Situation 2: A Major Electric Grid Installs a Gen-AI based security system to try and thwart Chinese and Russian Hacking Conglomerates

The local energy utility keeps getting attacked by a Chinese Hacking Conglomerate that wants to extort Millions. Knowing how easy it is for the grid to be overloaded, they decide they need to implement state of the art security before a hack attempt succeeds.

They go with XGenDarkAI+, a new holistic security filter that can process all outbound and inbound network traffic through its LLM enhanced predictive learning engine and identify and block threats from 360-degrees, or at least that’s what the vendor is claiming.

XGenDarkAI+ quickly learns that the utility never issues a remote shutdown command for a substation based on operator command history and the fact that all requests for a remote shutdown in its training history were hacking attempts. As a result, the next request for a remote shutdown is automatically blocked. Moreover, when the next two requests for the remote shutdown come in rapid succession (because the operator issuing them is starting to panic), it believes a massive DDoS attack is starting to allow a hacker to slip in locally and promptly shuts down all system access to prevent such a situation from happening.

But the command was valid, and was only being issued remote because there was a fire in the substation inside and outside the control room, and local shutdown was impossible as no one could get to the terminal.

However, since the shutdown wasn’t allowed, and the fire crews couldn’t get there on time, the substation overloads and explodes. This happens in California in August after 60 days of no rain when the woods are as dry as the Sahara, which sparks a forest fire that spreads across an entire rural suburb burning thousands of homes and displacing tens of thousands of people.

Situation 3: Nation Wide Kids Help Phone Augmentation

The local Kids Help Phone can’t keep up with the call volume, and some calls are less severe than others. Sometimes a kid is actively considering suicide, but many calls are just kids that need a voice to talk through their problems with. Due to funding cuts, too many calls are placed on hold or go unanswered.

But with today’s tech, an AI can be trained on actual calls of someone who’s done the job for 2+ years, simulate their voice (as it’s the wild-west in the US with no regulation permitted for 10 years), and each call center rep on duty can now take multiple calls with their Gen-AI assistant. The AI can handle basic inquiries, screen for desperate situations, and transfer to the human caller when things get bad, or at least that’s what the Kids Help Phone is sold by an AI provider who just wants the paycheck (and didn’t extensively test the system).

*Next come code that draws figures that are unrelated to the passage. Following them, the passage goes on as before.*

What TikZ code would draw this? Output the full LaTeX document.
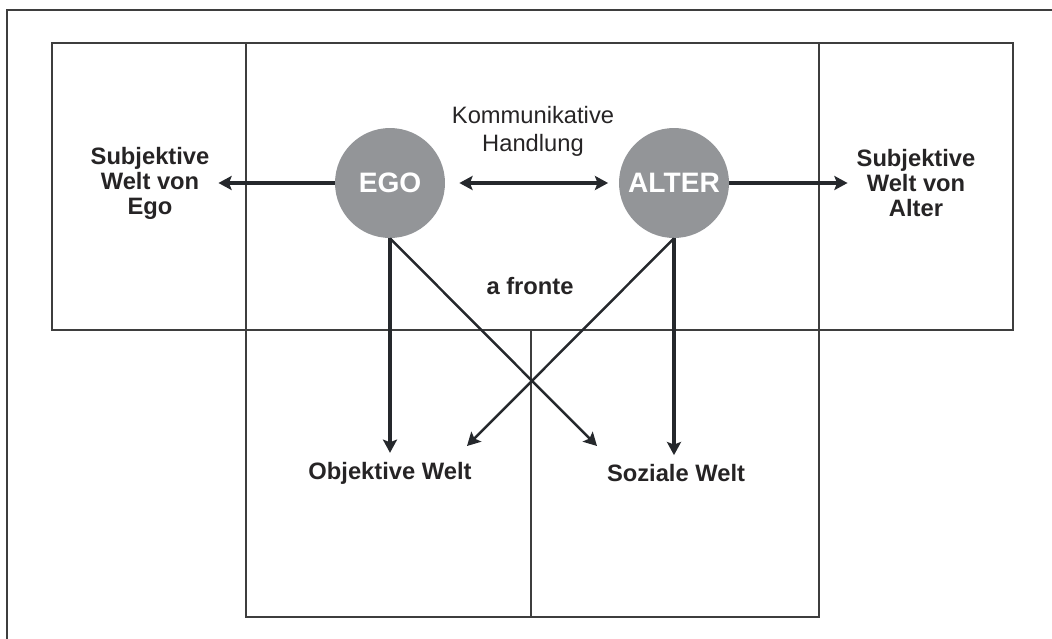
\documentclass[tikz,border=0pt]{standalone}
\usepackage{fontspec}
\setmainfont{Liberation Sans}
\usetikzlibrary{arrows.meta}
\definecolor{kreis}{RGB}{147,149,152}
\definecolor{linie}{RGB}{37,40,44}
\definecolor{rahmen}{RGB}{62,62,62}
\definecolor{schrift}{RGB}{38,36,37}

\begin{document}
\begin{tikzpicture}[x=0.02cm,y=-0.02cm]
\useasboundingbox (0,0) rectangle (1052,639);

% Rahmen und Felder
\begin{scope}[draw=rahmen, line width=0.6pt]
    \draw (7,639) -- (7,10) -- (1052,10);
    \draw (52,43) rectangle (1013,330);
    \draw (246,43) -- (246,330);
    \draw (819,43) -- (819,330);
    \draw (246,330) rectangle (819,617);
    \draw (531,330) -- (531,617);
\end{scope}

\begin{scope}[every node/.style={circle,fill=kreis,text=white,minimum size=2.2cm,inner sep=0pt,
              font=\fontsize{16}{19}\selectfont\bfseries}]
    \node (ego) at (390,183) {EGO};
    \node (alter) at (674,183) {ALTER};
\end{scope}

\begin{scope}[every node/.style={text=schrift,align=center,inner sep=5pt,
              font=\fontsize{13.5}{14.2}\selectfont\bfseries}]
    \node (subEgo) at (150,183) {Subjektive\\Welt von\\Ego};
    \node (subAlter) at (916,183) {Subjektive\\Welt von\\Alter};
    \node (komm)[font=\fontsize{13.5}{15.9}\selectfont] at (533,131) {Kommunikative\\Handlung};
    \node (fronte) at (530,286) {a fronte};
    \node (objWelt) at (390,473) {Objektive Welt};
    \node (sozWelt) at (676,473) {Soziale Welt};
\end{scope}

\coordinate (objEnd) at (467,446);
\coordinate (sozEnd) at (597,446);

\begin{scope}[every edge/.style={draw=linie,line width=2pt,
              -{Stealth[length=7.5pt,width=8pt,inset=1.5pt]}}]
    \path  (ego) edge (subEgo);
    \path  (alter) edge (subAlter);
    \path  (ego) edge[{Stealth[length=7.5pt,width=8pt,inset=1.5pt]}-{Stealth[length=7.5pt,width=8pt,inset=1.5pt]},
                      shorten <=8pt, shorten >=6pt] (alter);
    \path  (ego) edge (objWelt);
    \path  (alter) edge (alter |- sozWelt.north);
    \path  (ego.south) edge[line width=1.4pt] (sozEnd);
    \path  (alter.south) edge[line width=1.4pt] (objEnd);
\end{scope}
\end{tikzpicture}
\end{document}
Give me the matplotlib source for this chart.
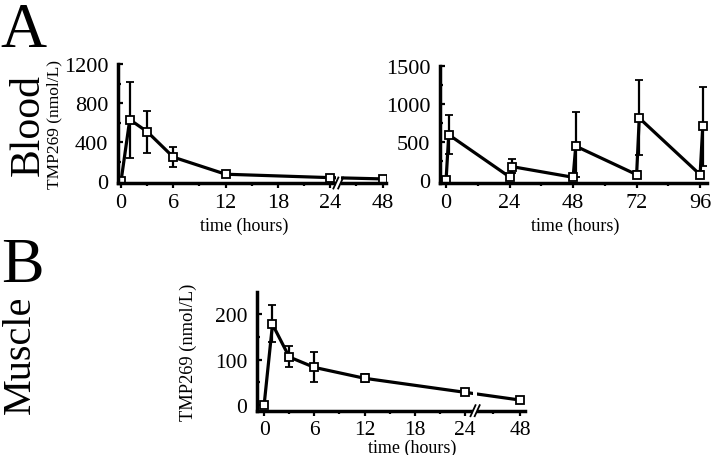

However, instead of screening and transferring, the AI decides it will just handle as it sees fit every call it gets if the human is not at their keyboard (which it assumes if the human isn’t on a call or hasn’t pressed a key in the last 60 seconds), including suicidal callers that should always be immediately (and seamlessly) routed to the experienced operator (who will sound the exact same, remember). It won’t be long before it encounters a situation where, after trying every stored argument in the book with a suicidal caller to no success, it ultimately decides reverse psychology might work and tells the kid to shoot himself. The kid promptly does. And since the provider rolled out dozens of implementations almost simultaneously (as all it needs are call logs from the selected operators to train the instances, which it can do in parallel due to massive computational power available on demand from AI data centres), this happens dozens of times across the installations within days of the first fatality. Upgrade to mass murder unlocked.

We could continue, but hopefully this is enough to drive the point home that unchecked Gen-AI brings detriments that are much worse than any of the potential unchecked Gen-AI can unlock.